Paddington’s confusion, in this instance, is that of a newcomer. But Paddington remains perpetually perplexed—reflecting the experience of anyone who lives somewhere for a long time and becomes “lost” as the city changes around one. In a 2012 story, Paddington attempts to board the bus, only to be informed by the driver that he needs an Oyster. He goes to the fish market and duly buys himself two oysters (for a round trip), re-boards the bus, and smashes one into the electronic reader. “A moment later, all was chaos,” Bond writes, and Paddington is stuck with his other warm shellfish as he learns that an Oyster is a transit card. Once you’ve figured out one system, it changes.

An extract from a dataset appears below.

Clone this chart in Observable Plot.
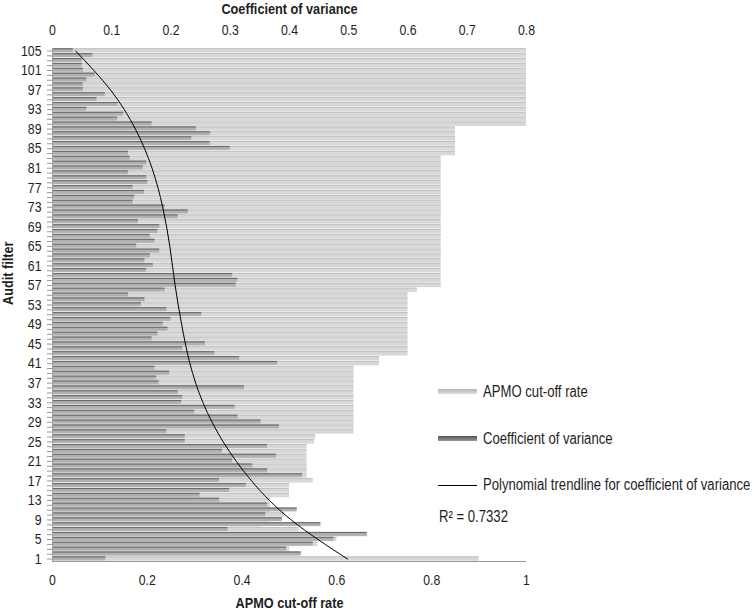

Paddington is equally confused by money, the lubricant of urban life. Before depositing a five-pound note at Floyds Bank, he writes the serial number down. When he later withdraws a note with a different serial number, he accuses the bank of losing his original money. He calls the fire department before receiving an explanation, from the bank manager, that gives him at least enough confidence in fractional-reserve banking to leave his money there. On another occasion, Paddington is scammed by a fraudulent stock salesman. “He dresses just like someone who works in the City,” says his friend, Mr. Gruber. “He’ll begin to give the market a bad name.” Paddington goes to the stock exchange to try to fix the situation, and, after the usual adventure, all is well. It turns out that writing the serial numbers down on his money helped catch the crook.

Paddington contributes to the civic culture in his neighborhood. He tries, over the decades, to get along with his ornery neighbor. He catches a burglar. He does his shopping on the Portobello Road, where Mr. Gruber, also an immigrant, runs an antique store. Over the decades, the road is overrun by tourists; a policeman in a 2008 story, after attempting to talk to him in two different foreign languages, half-complains to him that “we get a lot of overseas visitors at this time of year.” (Some of those tourists are, of course, the fictional Paddington’s doing, though the real Paddington in the books can’t realize that.)

Despite the changes over the eras, though, one theme is clear: things work. You just have to figure them out—and keep up with figuring them out. But once you do, you can have confidence in the system, which is fair, if bureaucratic. The people in officialdom can be obstinate and inflexible, but they are, in the end, on your side. The bank is not stealing your money. Your neighbors, whether business or residential, have a stake in your community, and are there to help you.

In 2001, Bond wrote of the bronze statue of Paddington in Paddington Station. “People use the plinth to sit on while they eat their sandwiches … and it’s nice to think they will probably still be doing it long after I have gone,” he noted. Let’s hope, too, that London can reassert the ideals of the city in which Paddington lived.